Economics

Middleman

Published Oct 25, 2023

Definition of Middleman

A middleman is an intermediary or agent who facilitates transactions between buyers and sellers. They play a crucial role in the distribution channel by connecting producers to consumers and allowing for the smooth flow of goods and services. Middlemen can be wholesalers, retailers, brokers, or agents, depending on the industry and the specific transaction involved.

Example

Let’s take the example of the fashion industry. When a clothing manufacturer produces garments, they need to get their products to the end consumers. However, it may not be feasible or efficient for the manufacturer to directly sell to individual customers. This is where middlemen come in.

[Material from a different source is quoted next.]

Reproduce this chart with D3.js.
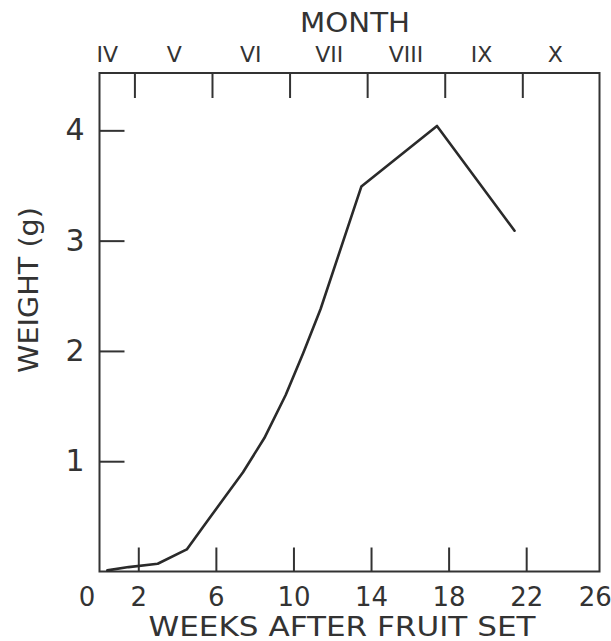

In this case, wholesalers act as middlemen by purchasing bulk quantities of clothing from manufacturers and then selling them to retailers. Wholesalers have established relationships with multiple manufacturers and can negotiate better prices due to their buying power. They take care of distribution and logistics, allowing manufacturers to focus on production.

Retailers, on the other hand, purchase smaller quantities from wholesalers and sell the clothing directly to consumers. They provide a physical or online storefront where customers can browse and purchase the products. Retailers often add value by offering a curated selection, personalized customer service, and convenient locations.

Both wholesalers and retailers act as intermediaries, bridging the gap between producers and consumers. They help ensure that goods reach the right market, at the right time, and in the right quantities.

Why Middlemen Matter

Middlemen play a vital role in the economy by facilitating trade and exchange. They help reduce transaction costs for both buyers and sellers, making markets more efficient. Middlemen provide valuable services such as storage, transportation, marketing, and customer support, which manufacturers may not have the resources or expertise to handle on their own.

Additionally, middlemen contribute to market stability by absorbing fluctuations in supply and demand. They help balance inventory levels, ensure a steady flow of products, and provide market feedback to manufacturers. They also allow for specialization and division of labor, as manufacturers can focus on production while middlemen handle distribution.

Overall, middlemen help create a seamless ecosystem where goods and services can flow from producers to consumers, benefiting both parties and contributing to the overall functioning of the economy.